Why are the polynomial rings $k[x]$ and $k[x,y]/\langle y-x^2 \rangle$ isomorphic?

Question

This is related to an exercise in Hartshorne's book which people have previously asked about, but I feel that this particular point hasn't been answered in a very simple way.

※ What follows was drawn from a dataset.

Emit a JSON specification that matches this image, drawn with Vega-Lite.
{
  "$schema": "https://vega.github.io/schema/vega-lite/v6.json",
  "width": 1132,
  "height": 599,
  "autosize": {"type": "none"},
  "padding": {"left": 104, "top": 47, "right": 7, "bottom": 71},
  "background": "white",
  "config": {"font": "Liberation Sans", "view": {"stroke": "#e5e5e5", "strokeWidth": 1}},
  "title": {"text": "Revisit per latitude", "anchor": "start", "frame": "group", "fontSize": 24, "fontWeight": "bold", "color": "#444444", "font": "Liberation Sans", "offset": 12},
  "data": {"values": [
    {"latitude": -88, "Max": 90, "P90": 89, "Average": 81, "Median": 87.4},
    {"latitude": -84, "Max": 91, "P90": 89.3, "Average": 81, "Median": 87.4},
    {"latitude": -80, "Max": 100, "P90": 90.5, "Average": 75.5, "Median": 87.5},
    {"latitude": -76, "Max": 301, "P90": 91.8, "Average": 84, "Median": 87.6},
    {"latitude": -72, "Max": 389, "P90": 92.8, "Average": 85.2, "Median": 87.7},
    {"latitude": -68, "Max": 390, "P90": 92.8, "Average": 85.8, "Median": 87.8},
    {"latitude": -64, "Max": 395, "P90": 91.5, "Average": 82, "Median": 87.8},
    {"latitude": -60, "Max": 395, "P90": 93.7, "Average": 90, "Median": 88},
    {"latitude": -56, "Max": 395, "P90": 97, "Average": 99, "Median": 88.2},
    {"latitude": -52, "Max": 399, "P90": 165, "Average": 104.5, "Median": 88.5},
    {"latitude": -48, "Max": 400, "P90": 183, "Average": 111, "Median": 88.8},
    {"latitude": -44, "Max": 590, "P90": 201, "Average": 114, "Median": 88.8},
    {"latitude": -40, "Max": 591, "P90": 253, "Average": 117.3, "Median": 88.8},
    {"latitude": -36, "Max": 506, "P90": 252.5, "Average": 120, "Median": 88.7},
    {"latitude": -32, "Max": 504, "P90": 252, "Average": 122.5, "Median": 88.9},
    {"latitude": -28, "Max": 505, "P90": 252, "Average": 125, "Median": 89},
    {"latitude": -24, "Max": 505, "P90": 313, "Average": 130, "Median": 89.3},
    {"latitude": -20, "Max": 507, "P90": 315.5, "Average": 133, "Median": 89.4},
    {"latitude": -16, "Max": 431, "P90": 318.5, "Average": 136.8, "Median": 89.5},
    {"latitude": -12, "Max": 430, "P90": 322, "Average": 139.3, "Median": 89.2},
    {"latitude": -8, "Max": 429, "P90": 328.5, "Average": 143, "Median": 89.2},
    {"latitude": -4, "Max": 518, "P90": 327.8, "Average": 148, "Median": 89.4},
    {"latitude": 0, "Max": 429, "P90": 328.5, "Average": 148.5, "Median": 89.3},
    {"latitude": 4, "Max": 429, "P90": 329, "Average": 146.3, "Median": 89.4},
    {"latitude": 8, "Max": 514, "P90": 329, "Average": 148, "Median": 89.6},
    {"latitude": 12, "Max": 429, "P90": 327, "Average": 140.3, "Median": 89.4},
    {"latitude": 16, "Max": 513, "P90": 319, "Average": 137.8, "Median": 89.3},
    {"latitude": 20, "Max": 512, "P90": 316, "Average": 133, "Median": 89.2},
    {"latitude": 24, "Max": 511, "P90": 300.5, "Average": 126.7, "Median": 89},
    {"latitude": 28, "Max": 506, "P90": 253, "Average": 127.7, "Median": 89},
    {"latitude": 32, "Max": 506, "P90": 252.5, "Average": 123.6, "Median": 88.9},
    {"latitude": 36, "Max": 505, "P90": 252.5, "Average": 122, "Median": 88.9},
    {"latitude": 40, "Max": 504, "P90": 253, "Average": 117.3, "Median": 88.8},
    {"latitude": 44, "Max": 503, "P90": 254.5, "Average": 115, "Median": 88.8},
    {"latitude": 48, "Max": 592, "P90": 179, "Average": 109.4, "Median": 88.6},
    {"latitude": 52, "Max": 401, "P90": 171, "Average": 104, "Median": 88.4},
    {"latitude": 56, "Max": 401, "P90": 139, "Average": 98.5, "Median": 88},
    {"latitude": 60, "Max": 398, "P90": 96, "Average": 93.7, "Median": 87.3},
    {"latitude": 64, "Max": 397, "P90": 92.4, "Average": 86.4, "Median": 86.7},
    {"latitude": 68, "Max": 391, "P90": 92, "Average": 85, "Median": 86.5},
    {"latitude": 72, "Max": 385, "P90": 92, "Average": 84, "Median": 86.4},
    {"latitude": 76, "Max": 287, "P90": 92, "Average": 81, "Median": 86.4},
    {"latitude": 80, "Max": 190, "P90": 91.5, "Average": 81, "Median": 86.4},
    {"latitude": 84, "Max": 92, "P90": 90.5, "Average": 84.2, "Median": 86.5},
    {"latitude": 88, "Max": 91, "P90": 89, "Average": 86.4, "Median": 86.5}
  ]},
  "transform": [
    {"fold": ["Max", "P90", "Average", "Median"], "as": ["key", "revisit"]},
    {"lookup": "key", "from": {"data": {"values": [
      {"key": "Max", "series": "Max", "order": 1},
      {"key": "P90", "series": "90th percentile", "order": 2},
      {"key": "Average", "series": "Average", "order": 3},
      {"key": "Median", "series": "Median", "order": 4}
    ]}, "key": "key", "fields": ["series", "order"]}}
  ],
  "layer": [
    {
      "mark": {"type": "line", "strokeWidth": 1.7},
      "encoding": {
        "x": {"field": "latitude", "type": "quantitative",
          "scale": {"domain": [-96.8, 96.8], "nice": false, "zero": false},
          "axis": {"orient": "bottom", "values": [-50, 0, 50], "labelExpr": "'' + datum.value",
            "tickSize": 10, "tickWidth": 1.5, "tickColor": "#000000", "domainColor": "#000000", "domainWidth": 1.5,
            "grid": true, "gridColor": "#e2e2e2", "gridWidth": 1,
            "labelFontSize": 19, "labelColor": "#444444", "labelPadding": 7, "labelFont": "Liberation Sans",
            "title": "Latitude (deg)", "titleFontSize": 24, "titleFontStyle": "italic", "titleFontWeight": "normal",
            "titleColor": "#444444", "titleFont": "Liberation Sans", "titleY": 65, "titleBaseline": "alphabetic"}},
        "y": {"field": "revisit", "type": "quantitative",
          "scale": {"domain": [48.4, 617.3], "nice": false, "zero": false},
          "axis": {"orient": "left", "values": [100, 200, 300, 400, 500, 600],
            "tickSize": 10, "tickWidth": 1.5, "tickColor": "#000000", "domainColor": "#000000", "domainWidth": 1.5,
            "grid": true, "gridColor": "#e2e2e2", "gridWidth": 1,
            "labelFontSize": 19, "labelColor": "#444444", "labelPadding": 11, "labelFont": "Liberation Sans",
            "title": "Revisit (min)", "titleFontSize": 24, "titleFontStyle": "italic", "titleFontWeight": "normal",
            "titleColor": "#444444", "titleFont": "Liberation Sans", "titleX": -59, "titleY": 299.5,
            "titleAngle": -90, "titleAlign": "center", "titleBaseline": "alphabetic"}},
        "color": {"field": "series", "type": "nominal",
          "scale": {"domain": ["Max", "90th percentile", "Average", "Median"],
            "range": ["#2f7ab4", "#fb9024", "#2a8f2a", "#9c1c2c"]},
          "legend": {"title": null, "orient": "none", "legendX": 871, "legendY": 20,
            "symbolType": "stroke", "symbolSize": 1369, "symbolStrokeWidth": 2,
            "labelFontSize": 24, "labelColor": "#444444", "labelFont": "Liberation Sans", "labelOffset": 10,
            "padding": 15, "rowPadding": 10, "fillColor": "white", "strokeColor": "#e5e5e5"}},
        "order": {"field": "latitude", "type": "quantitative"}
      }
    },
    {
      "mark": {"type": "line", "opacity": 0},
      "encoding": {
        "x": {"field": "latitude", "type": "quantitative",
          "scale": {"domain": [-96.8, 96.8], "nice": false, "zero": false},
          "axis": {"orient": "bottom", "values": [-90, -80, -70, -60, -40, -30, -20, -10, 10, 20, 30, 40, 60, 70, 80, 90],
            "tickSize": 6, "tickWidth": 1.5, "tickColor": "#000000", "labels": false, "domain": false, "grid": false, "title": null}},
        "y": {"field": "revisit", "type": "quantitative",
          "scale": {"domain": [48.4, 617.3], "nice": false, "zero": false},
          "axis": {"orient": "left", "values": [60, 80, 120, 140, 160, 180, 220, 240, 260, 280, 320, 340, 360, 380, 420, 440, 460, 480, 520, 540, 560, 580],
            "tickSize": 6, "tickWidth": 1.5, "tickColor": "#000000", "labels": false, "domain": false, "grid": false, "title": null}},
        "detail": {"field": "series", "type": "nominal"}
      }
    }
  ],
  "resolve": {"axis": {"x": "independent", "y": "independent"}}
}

Let $k$ be an algebraically closed field. Let $k[x]$ be the ring of polynomials of one variable over $k$ and let $k[x,y]$ be the ring of polynomials of two variables over $k$. How can we see the isomorphism $$ k[x] \simeq k[x,y]/\langle y-x^2 \rangle, $$ where $\langle y-x^2 \rangle$ is the ideal in $k[x,y]$ generated by $y-x^2$?

Answer 1

Define

$$\phi: k[x,y]\to k[x],\;x\to x,\;\;y\to x^2,\text{ and expand accordingly}$$

or if you prefer: $\phi f(x,y):=f(x,x^2)$. Now check stuff.

Answer 2

Hint: Let $D$ be a domain and $a \in D$. Then $D[y] \to D$ given by $f(y) \mapsto f(a)$ is a surjective ring homomorphism with kernel $\langle y-a \rangle$ because $f(y)=(y-a)q(y)+f(a)$. Apply this to $D=k[x]$.